LEEDS FESTIVAL MOVES FOR GOOD

Organisers hope to make Bramham Park permanent home after successful and violent-free weekend…

LEEDS FESTIVAL organisers have said BRAMHAM PARK will become the full-time home of the northern leg of the CARLING WEEKEND after the event passed off without violence for the first time in three years.

This year’s festival was moved from its original home at Temple Newsam to Bramham Park, just outside the city. For the last two years at the old site the festival ended amid violent scenes. 2002 was particularly bad, with toilets burnt down, resulting in the conviction of a number of festival goers for their part in the violence.

This year, West Yorkshire Police say they made only 28 arrests over the weekend. A delighted organiser Melvin Benn told NME the change in site has worked wonders, and the days of the Leeds Festival at Temple Newsam are gone.

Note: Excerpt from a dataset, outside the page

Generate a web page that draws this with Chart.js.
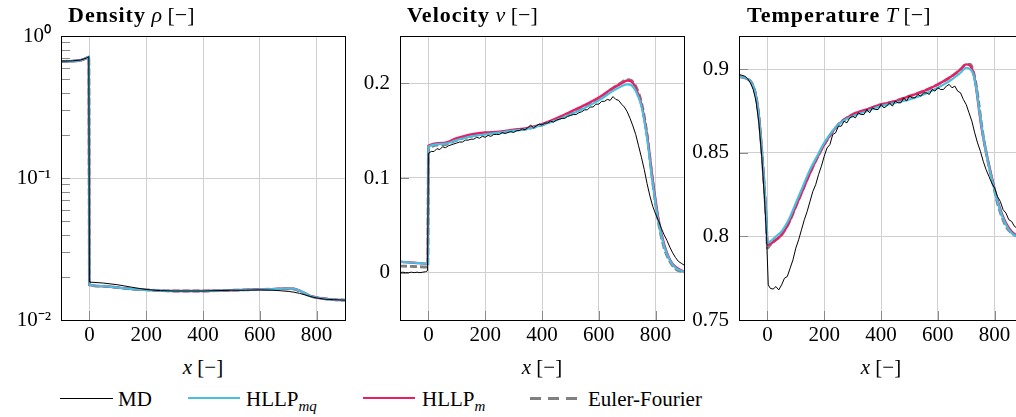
<!DOCTYPE html>
<html>
<head>
<meta charset="utf-8">
<script src="https://cdn.jsdelivr.net/npm/chart.js@4.4.0/dist/chart.umd.min.js"></script>
<style>
  body { margin: 0; width: 1016px; height: 417px; overflow: hidden; background: #fff; position: relative;
         font-family: "Liberation Serif", serif; font-size: 21px; color: #000; }
  canvas { position: absolute; top: 0; }
  .txt { position: absolute; white-space: nowrap; line-height: 24px; }
  .ttl { top: 3px; font-size: 22px; }
  .ttl b { letter-spacing: 1px; }
  .xl { top: 355px; transform: translateX(-50%); }
  .lg { top: 387px; }
  .ln { position: absolute; top: 398px; height: 0; }
  sub { font-size: 15px; line-height: 0; }
</style>
</head>
<body>
<canvas id="rho" width="350" height="350" style="left:0px"></canvas>
<canvas id="vel" width="344" height="350" style="left:345px"></canvas>
<canvas id="tmp" width="344" height="350" style="left:684px"></canvas>

<div class="txt ttl" style="left:68px"><b>Density</b> <i>ρ</i> [−]</div>
<div class="txt ttl" style="left:407px"><b>Velocity</b> <i>v</i> [−]</div>
<div class="txt ttl" style="left:747px"><b>Temperature</b> <i>T</i> [−]</div>

<div class="txt xl" style="left:203px"><i>x</i> [−]</div>
<div class="txt xl" style="left:542px"><i>x</i> [−]</div>
<div class="txt xl" style="left:881px"><i>x</i> [−]</div>

<div class="ln" style="left:60px;width:53px;border-top:1px solid #000"></div>
<div class="txt lg" style="left:118px">MD</div>
<div class="ln" style="left:188px;width:52px;border-top:2.5px solid #48bfdf;top:397px"></div>
<div class="txt lg" style="left:246px">HLLP<sub><i>mq</i></sub></div>
<div class="ln" style="left:363px;width:52px;border-top:2.5px solid #e91e63;top:397px"></div>
<div class="txt lg" style="left:422px">HLLP<sub><i>m</i></sub></div>
<div class="ln" style="left:530px;width:47px;height:2.5px;top:397px;background:repeating-linear-gradient(90deg,#808080 0 11px,transparent 11px 18px)"></div>
<div class="txt lg" style="left:588px">Euler-Fourier</div>

<script>
// ---- shared x ticks
const xTicks = [0, 200, 400, 600, 800];

// ---- density (log)
const xRho = [-100, -60, -30, -10, -2, 0, 50, 100, 150, 200, 250, 300, 350, 400, 450, 500, 550, 600, 650, 700, 720, 740, 760, 780, 800, 830, 860, 900];
const rhoMD     = [0.665, 0.668, 0.678, 0.70, 0.715, 0.0185, 0.0182, 0.0177, 0.0170, 0.0164, 0.0161, 0.0160, 0.0160, 0.0160, 0.0161, 0.0162, 0.0162, 0.0163, 0.0162, 0.0159, 0.0157, 0.0154, 0.0150, 0.0146, 0.0143, 0.0140, 0.0139, 0.0138];
const rhoHLLPmq = [0.660, 0.665, 0.675, 0.70, 0.712, 0.0177, 0.0173, 0.0169, 0.0165, 0.0163, 0.0161, 0.0160, 0.0160, 0.0160, 0.0161, 0.0162, 0.0163, 0.0164, 0.0165, 0.0167, 0.0166, 0.0161, 0.0154, 0.0147, 0.0144, 0.0141, 0.0139, 0.0138];
const rhoHLLPm  = [0.660, 0.665, 0.675, 0.70, 0.712, 0.0177, 0.0173, 0.0169, 0.0165, 0.0163, 0.0161, 0.0160, 0.0160, 0.0160, 0.0161, 0.0162, 0.0163, 0.0164, 0.0165, 0.0167, 0.0166, 0.0161, 0.0154, 0.0147, 0.0144, 0.0141, 0.0139, 0.0138];
const rhoEuler  = [0.662, 0.666, 0.676, 0.70, 0.713, 0.0177, 0.0173, 0.0169, 0.0165, 0.0163, 0.0161, 0.0160, 0.0160, 0.0160, 0.0161, 0.0162, 0.0163, 0.0164, 0.0165, 0.0166, 0.0165, 0.0160, 0.0153, 0.0147, 0.0144, 0.0141, 0.0139, 0.0138];
const rhoTicks = [0.01, 0.1, 1];
const rhoLabels = { 0.01: "10⁻²", 0.1: "10⁻¹", 1: "10⁰" };

// ---- velocity
const xVel = [-100, -50, -2, 0, 50, 100, 150, 200, 250, 300, 350, 400, 450, 500, 550, 600, 650, 680, 700, 715, 730, 750, 770, 790, 810, 830, 850, 870, 900];
const velHLLPm  = [0.0115, 0.0105, 0.0095, 0.134, 0.137, 0.142, 0.146, 0.148, 0.149, 0.151, 0.153, 0.157, 0.163, 0.170, 0.177, 0.185, 0.195, 0.200, 0.203, 0.202, 0.195, 0.178, 0.145, 0.098, 0.057, 0.030, 0.014, 0.006, 0.001];
const velHLLPmq = [0.0115, 0.0105, 0.0095, 0.133, 0.136, 0.140, 0.144, 0.146, 0.148, 0.150, 0.152, 0.156, 0.161, 0.167, 0.174, 0.182, 0.192, 0.197, 0.199, 0.198, 0.192, 0.176, 0.142, 0.094, 0.054, 0.028, 0.013, 0.005, 0.001];
const velEuler  = [0.0070, 0.0065, 0.0060, 0.131, 0.135, 0.140, 0.144, 0.147, 0.148, 0.150, 0.152, 0.156, 0.162, 0.169, 0.176, 0.184, 0.195, 0.201, 0.204, 0.203, 0.197, 0.180, 0.146, 0.095, 0.053, 0.026, 0.012, 0.004, 0.0005];
const velTicks = [0, 0.1, 0.2];

// MD samples (noisy)
const xMDv = [-100, -90, -80, -70, -60, -50, -40, -30, -20, -10, -3, 0, 10, 20, 30, 40, 50, 60, 70, 80, 90, 100, 110, 120, 130, 140, 150, 160, 170, 180, 190, 200, 210, 220, 230, 240, 250, 260, 270, 280, 290, 300, 310, 320, 330, 340, 350, 360, 370, 380, 390, 400, 410, 420, 430, 440, 450, 460, 470, 480, 490, 500, 510, 520, 530, 540, 550, 560, 570, 580, 590, 600, 610, 620, 630, 640, 650, 660, 670, 680, 690, 700, 710, 720, 730, 740, 750, 760, 770, 780, 790, 800, 810, 820, 830, 840, 850, 860, 870, 880, 890, 900];
const velMD = [0.000, 0.0005, 0.000, 0.000, 0.0005, 0.000, 0.0005, 0.000, 0.0005, 0.001, 0.002,
  0.126, 0.128, 0.128, 0.131, 0.130, 0.133, 0.132, 0.134, 0.135, 0.136,
  0.137, 0.138, 0.138, 0.140, 0.140, 0.141, 0.141, 0.143, 0.142, 0.144,
  0.143, 0.145, 0.144, 0.146, 0.146, 0.146, 0.148, 0.147, 0.148, 0.149,
  0.148, 0.150, 0.150, 0.152, 0.151, 0.153, 0.156, 0.153, 0.155, 0.157,
  0.156, 0.158, 0.158, 0.160, 0.159, 0.161, 0.162, 0.163, 0.163, 0.165,
  0.166, 0.167, 0.167, 0.169, 0.170, 0.172, 0.172, 0.175, 0.175, 0.178,
  0.178, 0.181, 0.181, 0.183, 0.182, 0.186, 0.183, 0.182, 0.178, 0.175,
  0.170, 0.163, 0.155, 0.146, 0.134, 0.122, 0.109, 0.094, 0.081, 0.070,
  0.062, 0.055, 0.047, 0.040, 0.034, 0.027, 0.021, 0.016, 0.012, 0.010, 0.008];

// ---- temperature
const xTmp = [-100, -80, -60, -50, -40, -30, -20, -10, -3, 0, 10, 30, 50, 75, 100, 125, 150, 175, 200, 250, 300, 350, 400, 450, 500, 550, 600, 650, 680, 700, 715, 725, 735, 745, 755, 765, 780, 795, 810, 825, 840, 860, 880, 900];
const tmpHLLPm  = [0.8955, 0.895, 0.893, 0.890, 0.884, 0.872, 0.852, 0.828, 0.808, 0.795, 0.7955, 0.798, 0.801, 0.808, 0.818, 0.828, 0.838, 0.847, 0.855, 0.867, 0.873, 0.876, 0.879, 0.881, 0.884, 0.887, 0.891, 0.896, 0.900, 0.903, 0.902, 0.898, 0.889, 0.876, 0.864, 0.855, 0.843, 0.832, 0.822, 0.814, 0.808, 0.803, 0.8005, 0.7995];
const tmpHLLPmq = [0.8955, 0.895, 0.893, 0.890, 0.884, 0.872, 0.852, 0.828, 0.809, 0.796, 0.797, 0.800, 0.803, 0.810, 0.820, 0.830, 0.840, 0.848, 0.856, 0.867, 0.872, 0.875, 0.878, 0.880, 0.882, 0.885, 0.889, 0.894, 0.898, 0.901, 0.900, 0.897, 0.889, 0.877, 0.865, 0.855, 0.842, 0.831, 0.821, 0.813, 0.807, 0.802, 0.800, 0.7995];
const tmpEuler  = [0.8960, 0.895, 0.893, 0.890, 0.884, 0.872, 0.852, 0.828, 0.806, 0.793, 0.795, 0.798, 0.801, 0.808, 0.818, 0.828, 0.838, 0.847, 0.855, 0.867, 0.873, 0.876, 0.879, 0.881, 0.884, 0.887, 0.891, 0.896, 0.900, 0.903, 0.903, 0.899, 0.891, 0.879, 0.866, 0.855, 0.842, 0.831, 0.820, 0.812, 0.806, 0.802, 0.800, 0.7995];
const tmpTicks = [0.75, 0.8, 0.85, 0.9];

const xMDt = [-100, -90, -80, -70, -60, -50, -40, -30, -20, -10, -3, 3, 10, 20, 30, 40, 50, 60, 70, 80, 90, 100, 110, 120, 130, 140, 150, 160, 170, 180, 190, 200, 210, 220, 230, 240, 250, 260, 270, 280, 290, 300, 310, 320, 330, 340, 350, 360, 370, 380, 390, 400, 410, 420, 430, 440, 450, 460, 470, 480, 490, 500, 510, 520, 530, 540, 550, 560, 570, 580, 590, 600, 610, 620, 630, 640, 650, 660, 670, 680, 690, 700, 710, 720, 730, 740, 750, 760, 770, 780, 790, 800, 810, 820, 830, 840, 850, 860, 870, 880, 890, 900];
const tmpMD = [0.897, 0.8965, 0.896, 0.8945, 0.892, 0.888, 0.881, 0.868, 0.848, 0.822, 0.800,
  0.771, 0.769, 0.7685, 0.770, 0.768, 0.771, 0.775, 0.776, 0.781, 0.786,
  0.793, 0.798, 0.804, 0.810, 0.815, 0.821, 0.827, 0.831, 0.837, 0.842,
  0.848, 0.853, 0.855, 0.861, 0.862, 0.866, 0.866, 0.869, 0.868, 0.871,
  0.872, 0.871, 0.874, 0.873, 0.873, 0.876, 0.874, 0.877, 0.876, 0.876,
  0.879, 0.877, 0.878, 0.880, 0.878, 0.881, 0.880, 0.880, 0.883, 0.881,
  0.884, 0.883, 0.883, 0.885, 0.884, 0.886, 0.886, 0.885, 0.888, 0.887,
  0.889, 0.888, 0.888, 0.890, 0.891, 0.889, 0.890, 0.887, 0.886, 0.882,
  0.879, 0.874, 0.869, 0.862, 0.856, 0.851, 0.845, 0.840, 0.836, 0.832,
  0.829, 0.824, 0.821, 0.816, 0.814, 0.810, 0.809, 0.806, 0.805, 0.803, 0.802];

const pts = (xs, ys) => xs.map((x, i) => ({ x: x, y: ys[i] }));

const FONT = { family: "'Liberation Serif', serif", size: 21 };
const CYAN = '#48bfdf', PINK = '#e91e63', GRAY = '#808080';

function sets(xs, md, mq, m, eu, xmd) {
  return [
    { data: pts(xmd || xs, md), borderColor: '#000', borderWidth: 1, tension: 0 },
    { data: pts(xs, mq), borderColor: CYAN, borderWidth: 2.2, cubicInterpolationMode: 'monotone' },
    { data: pts(xs, m), borderColor: PINK, borderWidth: 2.4, cubicInterpolationMode: 'monotone' },
    { data: pts(xs, eu), borderColor: GRAY, borderWidth: 2.8, borderDash: [7, 3], cubicInterpolationMode: 'monotone' }
  ];
}

// frame + inward tick marks (pgfplots look)
const framePlugin = {
  id: 'frame',
  afterDraw(chart) {
    const { ctx, chartArea: a, scales } = chart;
    ctx.save();
    ctx.strokeStyle = '#8a8a8a';
    ctx.lineWidth = 1;
    ctx.beginPath();
    xTicks.forEach(v => {
      const px = Math.round(scales.x.getPixelForValue(v)) + 0.5;
      ctx.moveTo(px, a.bottom); ctx.lineTo(px, a.bottom - 9);
    });
    scales.y.ticks.forEach(t => {
      const py = Math.round(scales.y.getPixelForValue(t.value)) + 0.5;
      ctx.moveTo(a.left, py); ctx.lineTo(a.left + 9, py);
    });
    if (scales.y.type === 'logarithmic') {
      [0.01, 0.1].forEach(d => {
        for (let k = 2; k <= 9; k++) {
          const py = Math.round(scales.y.getPixelForValue(d * k)) + 0.5;
          ctx.moveTo(a.left, py); ctx.lineTo(a.left + 9, py);
        }
      });
    }
    ctx.stroke();
    ctx.strokeStyle = '#000';
    ctx.strokeRect(Math.round(a.left) + 0.5, Math.round(a.top) + 0.5, Math.round(a.right - a.left), Math.round(a.bottom - a.top));
    ctx.restore();
  }
};

function makeChart(id, datasets, yOpts, yWidth) {
  return new Chart(document.getElementById(id), {
    type: 'line',
    data: { datasets: datasets },
    options: {
      responsive: false,
      animation: false,
      devicePixelRatio: 1,
      layout: { padding: { top: 36, right: 5, left: 0, bottom: 0 } },
      elements: { point: { radius: 0 } },
      plugins: { legend: { display: false }, tooltip: { enabled: false } },
      scales: {
        x: {
          type: 'linear', min: -100, max: 900,
          afterBuildTicks: s => { s.ticks = xTicks.map(v => ({ value: v })); },
          afterFit: s => { s.height = 30; },
          grid: { color: '#cfcfcf', drawTicks: false },
          border: { color: '#000' },
          ticks: { font: FONT, color: '#000', padding: 3, maxRotation: 0, callback: v => String(v) }
        },
        y: Object.assign({
          afterFit: s => { s.width = yWidth; },
          grid: { color: '#cfcfcf', drawTicks: false },
          border: { color: '#000' }
        }, yOpts)
      }
    },
    plugins: [framePlugin]
  });
}

function drawAll() {
  makeChart('rho', sets(xRho, rhoMD, rhoHLLPmq, rhoHLLPm, rhoEuler), {
    type: 'logarithmic', min: 0.01, max: 1,
    afterBuildTicks: s => { s.ticks = rhoTicks.map(v => ({ value: v })); },
    ticks: { font: FONT, color: '#000', padding: 10, callback: v => rhoLabels[v] }
  }, 61);

  makeChart('vel', sets(xVel, velMD, velHLLPmq, velHLLPm, velEuler, xMDv), {
    type: 'linear', min: -0.05, max: 0.25,
    afterBuildTicks: s => { s.ticks = velTicks.map(v => ({ value: v })); },
    ticks: { font: FONT, color: '#000', padding: 10, callback: v => String(v) }
  }, 55);

  makeChart('tmp', sets(xTmp, tmpMD, tmpHLLPmq, tmpHLLPm, tmpEuler, xMDt), {
    type: 'linear', min: 0.75, max: 0.92,
    afterBuildTicks: s => { s.ticks = tmpTicks.map(v => ({ value: v })); },
    ticks: { font: FONT, color: '#000', padding: 10, callback: v => String(v) }
  }, 55);
}

document.fonts.load('21px "Liberation Serif"').then(drawAll, drawAll);
</script>
</body>
</html>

“I’m over the moon. I’m so happy. It’s a dream come true,” he said. “I think (the change) had an extremely positive effect on the festival. It felt less cramped. The campsites felt less cramped, the arena felt less cramped. The fact the campsites were unified as one helped, and I think people respected the fact the space was nice… Reading Festival moved two or three times before it found its permanent home. But I think we’ve got there on the first move. I do think Bramham Park will become the permanent base.”

He continued: “There was only so much I could do. I could organise it, I could put the show on and I can do everything in my power to make it as good as possible, but I can’t be the fans. And the fans took the decision to make it better. They realised it wasn’t a positive way forward. They realised they were being judged badly as music fans and I think they took the decision to make it better.”

The only major problem in Leeds happened when 22 fans were injured duringSystem Of A Down’s Main Stage set. The front barrier moved approximately half a metre, and one girl trapped her foot.

Melvin told NME that they’re now undertaking a “de-brief” to find out exactly what went wrong, in the hope of preventing anything like this happening again.

“I’ve asked for the barrier to be sent away to be inspected to find out what happened.” he said. “Beyond that, the barrier was installed to a professional standard, it was a professional barrier, everything was done correctly. But until we get the technical report on what happened I can’t work out what the lessons are to be learned.”

And he had a final word for the fans at Leeds Festival. “The only thing I can say is thank you. You’ve done yourself proud and you’ve done festival-going proud.”